Yoga is an invaluable gift of India’s ancient tradition. It embodies unity of mind and body; thought and action; restraint and fulfillment; harmony between man and nature; a holistic approach to health and well-being. It is not about exercise but to discover the sense of oneness with yourself, the world and the nature. By changing our lifestyle and creating consciousness, it can help in well being. Let us work towards adopting an International Yoga Day.

Narendra Modi, UN General Assembly

Following this initial proposal, the UNGA held informal consultations on the draft resolution entitled “International Day of Yoga”, on 14 October 2014. The consultations were convened by the delegation of India.

 

INTERNATIONAL SUPPORT

“175 nations, including USA, Canada and China co-sponsored the resolution.” It had the “highest number of co-sponsors ever for any UNGA Resolution of such nature.”

Ministry of Ayush also published Common Yoga Protocol in their website. You can also check here  common-yoga-protocol

About Yoga

The word Yoga is derived from the Sanskrit word ‘Yuj’ which means to join or unite. The union referred to is that of the individual self-uniting with Cosmic Consciousness or the Universal Spirit. Yoga is believed to have evolved during the period of the ‘Sat Yuga’, also called the Golden age. It was not until the discovery of the Indus- valley civilization, the largest civilization: that the knowledge about the origin of Yoga surfaced. One of the earliest expositions on Yoga was written by the Indian sage Patanjali. His work, known today as “Patanjali’s Yoga Sutras”

 

Yoga  a group of physical, mental, and spiritual practices or disciplines which originated in ancient India. There is a broad variety of Yoga schools, practices, and goals in Hinduism, Buddhism, and Jainism. Among the most well-known types of yoga are Hatha yoga and Raja yoga. The origins of yoga have been speculated to date back to pre-Vedic Indian traditions; it is mentioned in the Rigveda, but most likely developed around the sixth and fifth centuries BCE  in ancient movements. The chronology of earliest texts describing yoga-practices is unclear, varyingly credited to Hindu Upanishads. The Yoga Sutras of Patanjali date from the first half of the 1st millennium CE,  but only gained prominence in the West in the 20th century.  Hatha yoga texts emerged around the 11th century with origins in tantra.
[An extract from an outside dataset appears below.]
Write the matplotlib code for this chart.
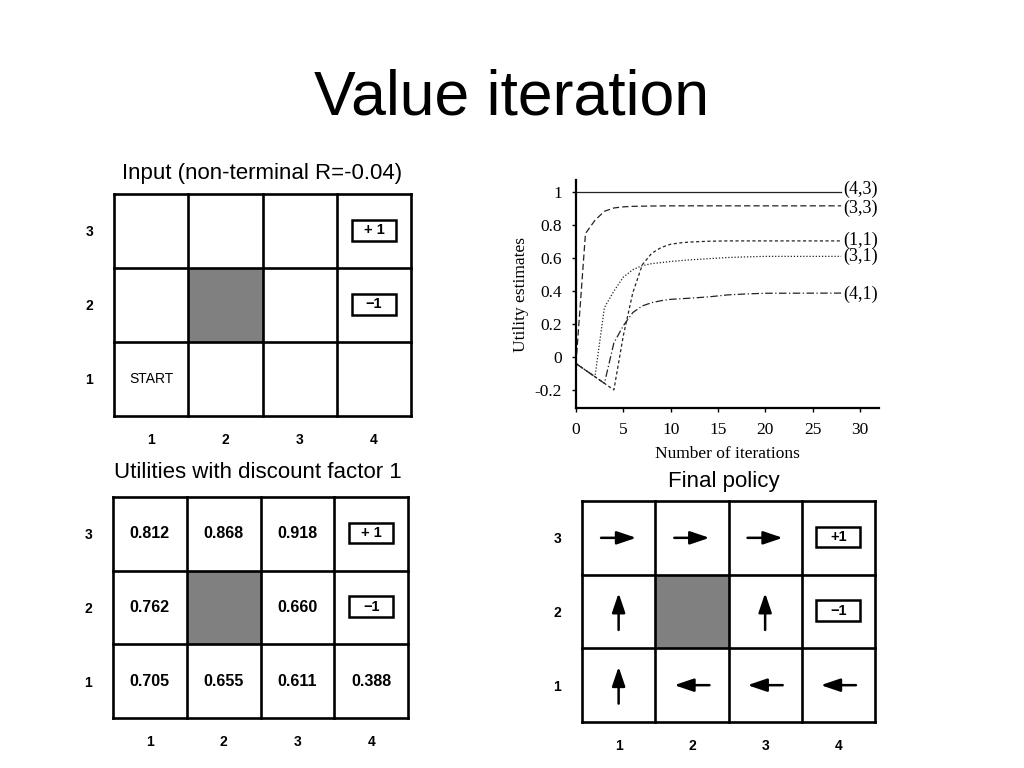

Yoga gurus from India later introduced yoga to the west, following the success of Swami Vivekananda in the late 19th and early 20th century. In the 1980s, yoga became popular as a system of physical exercise across the Western world.Yoga in Indian traditions, however, is more than physical exercise; it has a meditative and spiritual core. One of the six major orthodox schools of Hinduism is also called Yoga, which has its own epistemology and metaphysics, and is closely related to Hindu Samkhya philosophy.

 

Goals

The ultimate goal of Yoga is moksha (liberation), although the exact definition of what form this takes depends on the philosophical or theological system with which it is conjugated.

According to Jacobsen, “Yoga has five principal meanings:

Yoga, as a disciplined method for attaining a goal;

  1. Yoga, as techniques of controlling the body and the mind;
  2. Yoga, as a name of one of the schools or systems of philosophy (darśana);
  3. Yoga, in connection with other words, such as “hatha-, mantra-, and laya-,” referring to traditions specialising in particular techniques of yoga;
  4. Yoga, as the goal of Yoga practice.”

According to David Gordon White, from the 5th century CE onward, the core principles of “yoga” were more or less in place, and variations of these principles developed in various forms over time:

Yoga, is a meditative means of discovering dysfunctional perception and cognition, as well as overcoming it for release from suffering, inner peace and salvation; illustration of this principle is found in Hindu texts such as the Bhagavad Gita and Yogasutras, in a number of Buddhist Mahāyāna works, as well as Jain texts;

Yoga, as the raising and expansion of consciousness from oneself to being coextensive with everyone and everything; these are discussed in sources such as in Hinduism Vedic literature and its Epic Mahābhārata, Jainism Praśamaratiprakarana, and Buddhist Nikaya texts;

Yoga, as a path to omniscience and enlightened consciousness enabling one to comprehend the impermanent (illusive, delusive) and permanent (true, transcendent) reality; examples are found in Hinduism Nyaya and Vaisesikaschool texts as well as Buddhism Mādhyamaka texts, but in different ways;

  1. Yoga, as a technique for entering into other bodies, generating multiple bodies, and the attainment of other supernatural accomplishments; these are, states White, described inTantric literature of Hinduism and Buddhism Yoga’s goal as meditation-driven means to liberation in Indian religions.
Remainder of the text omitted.